LAWS(MPH)-1982-8-14

RAI H R Vs. COMMISSIONER OF INCOME TAX

Decided On August 06, 1982
H.R.RAI Appellant
V/S
COMMISSIONER OF INCOME TAX Respondents

JUDGEMENT

(1.) THIS reference is made by the Tribunal as directed by the High Court in M.C.C. No. 443 of 1974, decided on 16th November, 1979, referring for our answer the following questions of law:

(2.) THE facts in so far as relevant and briefly stated are that the reference relates to the year 1967-68. THE assessee who is a doctor did not file the return of income under s. 139(1) and the ITO issued a notice under s. 148 on 24th May, 1969. This notice was served on a person on 13th June, 1969. Initials on the office-copy of the notice in token receipt of the notice are not legible. THEreafter, a notice under s. 142(1) was issued. THE assessee filed his return on 27th December, 1969. After issuing notice under s. 143(2) and recording the statement of the assessee on oath the ITO computed the income of the assessee at Rs. 44,346 and assessed him to tax accordingly. In the proceedings before the ITO the assessee did not raise any objection that the notice under s. 148 was not served on him. THE assessee filed an appeal to the AAC. In the grounds of appeal one of the points taken was that "there being no proper service of statutory notices, the proceedings are illegal and bad in law. At the stage of argument before the AAC it was stated by the assessee that the signatures on the office-copy for receipt of the notice were not his signatures and the receipt of the notice is by a person not authorised by him. THE AAC held that it was difficult to accept this statement of the assessee made at a late stage specially considering the fact that the notice u/s. 142(1) issued on the basis of the notice u/s. 148 was accepted by the assessee all along as correct. In further appeal before the Tribunal the assessee again questioned the validity of the service of the notice. THE Tribunal negativing the contentions observed that it was not the contention of the assessee that the notice u/s. 148 issued by the ITO did not reach him. THE Tribunal held that in fact the notice had reached the assessee and he had also complied with it and filed a return in compliance with it on 27th December, 1969. THE Tribunal further found that the assessee also complied with the notices u/s. 142(1) and s. 143(2) issued by the ITO and participated in the assessment proceedings throughout without any objection. THE Tribunal on these facts concluded that even though the assessee may not have been personally served with the notice and the person who received it might not have also been authorised to receive it on his behalf, yet as the notice in fact reached the assessee and he complied with the same, the service must be held to be valid.

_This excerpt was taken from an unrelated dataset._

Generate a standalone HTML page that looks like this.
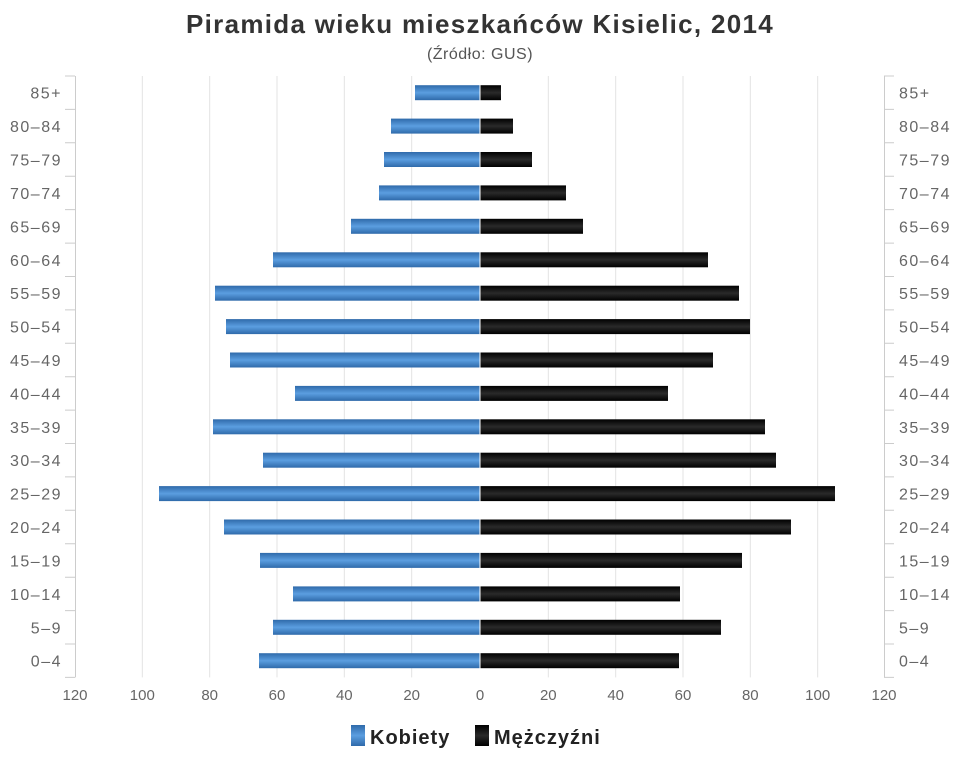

(3.) THE assessee did not dispute before the Tribunal that he in fact received the notice. THE assessee participated throughout in the assessment proceedings before the ITO without raising any objection. Even if there was any procedural irregularity in the service of notice in that it was not served by the serving officer on the assessee personally or an agent empowered to receive service that irregularity loses all significance once it is held that the notice was in fact received by the assessee and was acted upon by him before the ITO without raising any objection. Such a procedural irregularity in service of the notice under s. 148 cannot be held to invalidate the assessment. THE view taken by us is fully supported by the decision of the Gujarat High Court in CIT vs. Bhanji Kanji's Shop (1968) 68 ITR 416. In that case it was observed that (headnote)," even if there is a procedural irregularity in the service of a notice of reassessment, if the assessee admits that he had received the notice, or from the facts it can be found that he must have received the notice, the contention on behalf of such an assessee that the notice was improperly served must be rejected". THE case of the Gujarat High Court was followed by the Patna High Court in Mahendra Kumar Agrawalla vs. ITO 1975 CTR (Pat) 33 : (1976) 103 ITR 688. We respectfully agree with the view taken in these cases.